У «Белорусской» в ближайшей аптеке она купила упаковку шприцев и пару флаконов физраствора.
«Я вряд ли решусь. Я никогда не делала внутривенных инъекций человеку, я колола только крыс, кроликов, морских свинок. Это так, на всякий случай, если совсем уж безнадежно».
На повороте рядом с ней притормозил серый «Опель». Вышел водитель. Соня сразу узнала его. Тот самый Дима Савельев. Он вытащил ее с яхты Хота.
С тех пор прошло больше месяца. Соня забыла, как назывался маленький портовый городок, только помнила, что это было побережье Нормандии. Четыре часа, пока ехали до Парижа, Савельев сидел рядом с Соней на заднем сиденье джипа и терпеливо слушал ее бред. Она бормотала, что больше не хочет жить, что теперь никогда не станет нормальным человеком, не сможет смеяться, радоваться, любить. Это невозможно, если миром правят такие злобные хитрые ублюдки.
Савельев утирал ей слезы, убеждал, что все пройдет, забудется. Миром правят вовсе не они, то есть им хочется так думать, будто они реальная мировая закулиса, но на самом деле они всего лишь злобные хитрые ублюдки.
В Париже он сдал Соню с рук на руки Зубову и дедушке, который специально прилетел из Германии.
С тех пор они с Савельевым ни разу не виделись. Сейчас ей было неловко смотреть ему в глаза. Никогда в жизни она не позволяла себе рыдать у кого-либо на плече, тем более у совершенно чужого человека.
– Садитесь, Софья Дмитриевна, тут всего два шага, но лучше доехать, – сказал он и раскрыл перед ней дверцу.
– Вы говорили с Зубовым? – спросила Соня, когда машина тронулась.
– Конечно. Он просил предупредить вас, там все очень серьезно. Вы должны быть готовы. Понимаете, три дня назад умер Адам.
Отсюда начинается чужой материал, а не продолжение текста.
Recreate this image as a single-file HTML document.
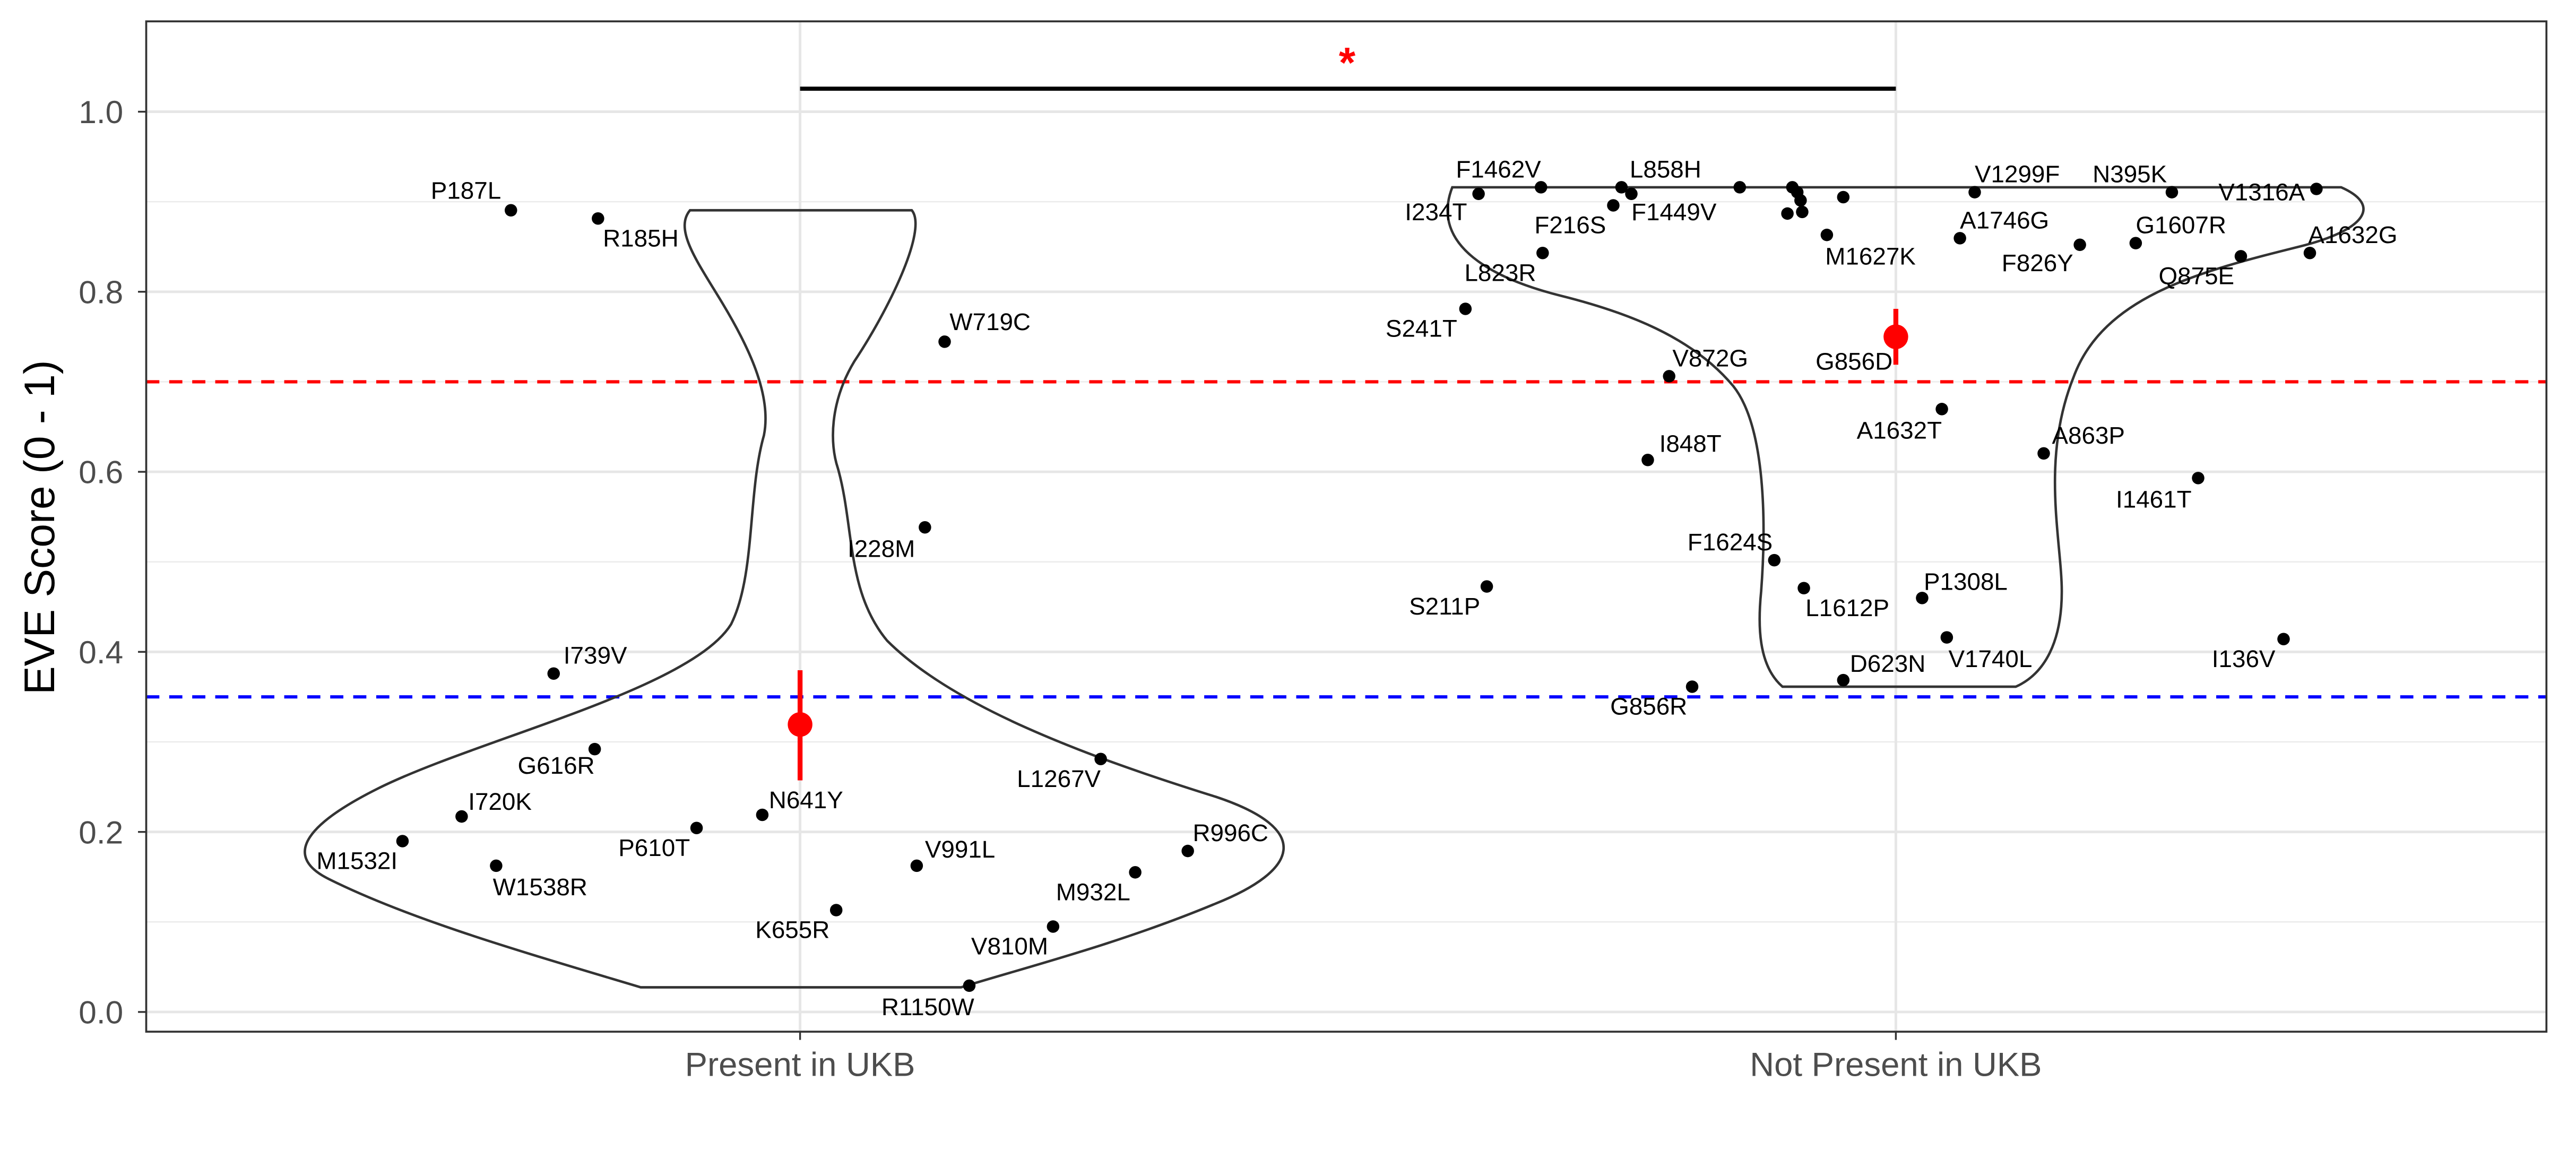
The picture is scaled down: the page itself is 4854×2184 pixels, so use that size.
<!DOCTYPE html>
<html><head><meta charset="utf-8"><style>html,body{margin:0;padding:0;background:#fff}svg{display:block}</style></head>
<body>
<svg width="4854" height="2184" viewBox="0 0 1568 705.5" preserveAspectRatio="none" xmlns="http://www.w3.org/2000/svg" font-family="Liberation Sans, sans-serif">
<rect x="0" y="0" width="1568" height="706" fill="#fff"/>
<!-- grid -->
<g stroke="#ebebeb" stroke-width="0.8">
<line x1="89" x2="1550" y1="561.2" y2="561.2"/><line x1="89" x2="1550" y1="451.6" y2="451.6"/><line x1="89" x2="1550" y1="342" y2="342"/><line x1="89" x2="1550" y1="232.4" y2="232.4"/><line x1="89" x2="1550" y1="122.8" y2="122.8"/>
</g>
<g stroke="#e6e6e6" stroke-width="1.6">
<line x1="89" x2="1550" y1="616" y2="616"/><line x1="89" x2="1550" y1="506.4" y2="506.4"/><line x1="89" x2="1550" y1="396.8" y2="396.8"/><line x1="89" x2="1550" y1="287.2" y2="287.2"/><line x1="89" x2="1550" y1="177.6" y2="177.6"/><line x1="89" x2="1550" y1="68" y2="68"/>
<line x1="487" x2="487" y1="13" y2="628"/><line x1="1154" x2="1154" y1="13" y2="628"/>
</g>
<!-- threshold lines -->
<line x1="89" x2="1550" y1="232.4" y2="232.4" stroke="#f00" stroke-width="2" stroke-dasharray="8,6"/>
<line x1="89" x2="1550" y1="424.2" y2="424.2" stroke="#00f" stroke-width="2" stroke-dasharray="8,6"/>
<!-- violins -->
<g fill="none" stroke="#333" stroke-width="1.5">
<path d="M420,128 L555,128 C565,140 540,190 520,220 C505,245 505,270 510,285 C520,320 515,360 540,390 C580,430 660,460 740,485 C800,505 790,530 740,550 C680,575 620,590 585,601 L390,601 C320,580 250,560 200,535 C170,520 190,500 230,480 C290,450 420,420 445,380 C460,350 455,300 465,265 C470,240 455,210 440,185 C425,160 410,140 420,128 Z"/>
<path d="M884,114 L1425,114 C1450,125 1440,140 1400,150 C1340,165 1280,180 1262,230 C1242,280 1255,330 1255,360 C1255,390 1245,410 1227,418 L1085,418 C1070,405 1070,380 1072,360 C1075,320 1075,260 1055,235 C1030,205 990,190 950,180 C910,170 870,150 884,114 Z"/>
</g>
<!-- significance -->
<line x1="487" x2="1154" y1="54" y2="54" stroke="#000" stroke-width="2.5"/>
<text x="820" y="47" font-size="26" fill="#f00" text-anchor="middle" font-weight="bold">*</text>
<!-- points -->
<g fill="#000">
<circle cx="311" cy="128" r="3.8"/><circle cx="364" cy="133" r="3.8"/><circle cx="575" cy="208" r="3.8"/><circle cx="563" cy="321" r="3.8"/><circle cx="337" cy="410" r="3.8"/><circle cx="362" cy="456" r="3.8"/><circle cx="281" cy="497" r="3.8"/><circle cx="245" cy="512" r="3.8"/><circle cx="302" cy="527" r="3.8"/><circle cx="424" cy="504" r="3.8"/><circle cx="464" cy="496" r="3.8"/><circle cx="558" cy="527" r="3.8"/><circle cx="509" cy="554" r="3.8"/><circle cx="670" cy="462" r="3.8"/><circle cx="723" cy="518" r="3.8"/><circle cx="691" cy="531" r="3.8"/><circle cx="641" cy="564" r="3.8"/><circle cx="590" cy="600" r="3.8"/>
<circle cx="938" cy="114" r="3.8"/><circle cx="900" cy="118" r="3.8"/><circle cx="987" cy="114" r="3.8"/><circle cx="993" cy="118" r="3.8"/><circle cx="982" cy="125" r="3.8"/><circle cx="1059" cy="114" r="3.8"/><circle cx="939" cy="154" r="3.8"/><circle cx="892" cy="188" r="3.8"/><circle cx="1091" cy="114" r="3.8"/><circle cx="1094" cy="117" r="3.8"/><circle cx="1096" cy="122" r="3.8"/><circle cx="1088" cy="130" r="3.8"/><circle cx="1097" cy="129" r="3.8"/><circle cx="1122" cy="120" r="3.8"/><circle cx="1112" cy="143" r="3.8"/><circle cx="1202" cy="117" r="3.8"/><circle cx="1322" cy="117" r="3.8"/><circle cx="1410" cy="115" r="3.8"/><circle cx="1193" cy="145" r="3.8"/><circle cx="1300" cy="148" r="3.8"/><circle cx="1266" cy="149" r="3.8"/><circle cx="1364" cy="156" r="3.8"/><circle cx="1406" cy="154" r="3.8"/><circle cx="1016" cy="229" r="3.8"/><circle cx="1182" cy="249" r="3.8"/><circle cx="1244" cy="276" r="3.8"/><circle cx="1338" cy="291" r="3.8"/><circle cx="1003" cy="280" r="3.8"/><circle cx="1080" cy="341" r="3.8"/><circle cx="1098" cy="358" r="3.8"/><circle cx="1170" cy="364" r="3.8"/><circle cx="905" cy="357" r="3.8"/><circle cx="1185" cy="388" r="3.8"/><circle cx="1122" cy="414" r="3.8"/><circle cx="1030" cy="418" r="3.8"/><circle cx="1390" cy="389" r="3.8"/>
</g>
<!-- labels -->
<g font-size="14.8" fill="#000">
<text x="305" y="121" text-anchor="end">P187L</text><text x="367" y="150">R185H</text><text x="578" y="201">W719C</text><text x="557" y="339" text-anchor="end">I228M</text><text x="343" y="404">I739V</text><text x="362" y="471" text-anchor="end">G616R</text><text x="285" y="493">I720K</text><text x="242" y="529" text-anchor="end">M1532I</text><text x="300" y="545">W1538R</text><text x="420" y="521" text-anchor="end">P610T</text><text x="468" y="492">N641Y</text><text x="563" y="522">V991L</text><text x="505" y="571" text-anchor="end">K655R</text><text x="670" y="479" text-anchor="end">L1267V</text><text x="726" y="512">R996C</text><text x="688" y="548" text-anchor="end">M932L</text><text x="638" y="581" text-anchor="end">V810M</text><text x="593" y="618" text-anchor="end">R1150W</text>
<text x="938" y="108" text-anchor="end">F1462V</text><text x="893" y="134" text-anchor="end">I234T</text><text x="992" y="108">L858H</text><text x="993" y="134">F1449V</text><text x="934" y="142">F216S</text><text x="935" y="171" text-anchor="end">L823R</text><text x="887" y="205" text-anchor="end">S241T</text><text x="1111" y="161">M1627K</text><text x="1202" y="111">V1299F</text><text x="1319" y="111" text-anchor="end">N395K</text><text x="1403" y="122" text-anchor="end">V1316A</text><text x="1193" y="139">A1746G</text><text x="1300" y="142">G1607R</text><text x="1262" y="165" text-anchor="end">F826Y</text><text x="1360" y="173" text-anchor="end">Q875E</text><text x="1405" y="148">A1632G</text><text x="1018" y="223">V872G</text><text x="1152" y="225" text-anchor="end">G856D</text><text x="1182" y="267" text-anchor="end">A1632T</text><text x="1249" y="270">A863P</text><text x="1334" y="309" text-anchor="end">I1461T</text><text x="1010" y="275">I848T</text><text x="1079" y="335" text-anchor="end">F1624S</text><text x="1099" y="375">L1612P</text><text x="1171" y="359">P1308L</text><text x="901" y="374" text-anchor="end">S211P</text><text x="1186" y="406">V1740L</text><text x="1126" y="409">D623N</text><text x="1027" y="435" text-anchor="end">G856R</text><text x="1385" y="406" text-anchor="end">I136V</text>
</g>
<!-- means -->
<line x1="487" x2="487" y1="408" y2="475" stroke="#f00" stroke-width="3"/><circle cx="487" cy="441" r="7.5" fill="#f00"/>
<line x1="1154" x2="1154" y1="188" y2="222" stroke="#f00" stroke-width="3"/><circle cx="1154" cy="205" r="7.5" fill="#f00"/>
<!-- panel -->
<rect x="89" y="13" width="1461" height="615" fill="none" stroke="#333" stroke-width="1.2"/>
<!-- axes ticks -->
<g stroke="#333" stroke-width="1.1">
<line x1="84" x2="89" y1="616" y2="616"/><line x1="84" x2="89" y1="506.4" y2="506.4"/><line x1="84" x2="89" y1="396.8" y2="396.8"/><line x1="84" x2="89" y1="287.2" y2="287.2"/><line x1="84" x2="89" y1="177.6" y2="177.6"/><line x1="84" x2="89" y1="68" y2="68"/>
<line x1="487" x2="487" y1="628" y2="633"/><line x1="1154" x2="1154" y1="628" y2="633"/>
</g>
<g font-size="19.5" fill="#4d4d4d" text-anchor="end">
<text x="75" y="623">0.0</text><text x="75" y="513.4">0.2</text><text x="75" y="403.8">0.4</text><text x="75" y="294.2">0.6</text><text x="75" y="184.6">0.8</text><text x="75" y="75">1.0</text>
</g>
<g font-size="20.5" fill="#4d4d4d" text-anchor="middle">
<text x="487" y="655">Present in UKB</text><text x="1154" y="655">Not Present in UKB</text>
</g>
<text transform="translate(33,321) rotate(-90)" font-size="26" fill="#000" text-anchor="middle">EVE Score (0 - 1)</text>
</svg>
</body></html>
Старик был сильно привязан к псу, и вот, сердце не выдержало.
– Зубов решил не отдавать его в больницу?
– Как вы догадались?
– Слышала обрывок разговора.
– На самом деле это было тяжелое решение для Ивана Анатольевича. Старик пришел в себя, заявил, что помереть хочет дома. Звал вас, но Иван Анатольевич не хотел вас травмировать, он сказал, вы до сих пор не пришли в себя.
– Ерунда. Я в порядке.
Когда въехали во двор на Брестской, навстречу, от подъезда, отчалила «скорая». Дверь в квартиру была открыта, Зубов курил на лестничной площадке.
– Они сделали, что было в их силах, даже больше. Он сейчас в коме, так что можете не спешить, Сонечка, на самом деле шансов никаких, он вряд ли очнется. Они сказали…
Соня махнула рукой и, не раздеваясь, помчалась вглубь квартиры.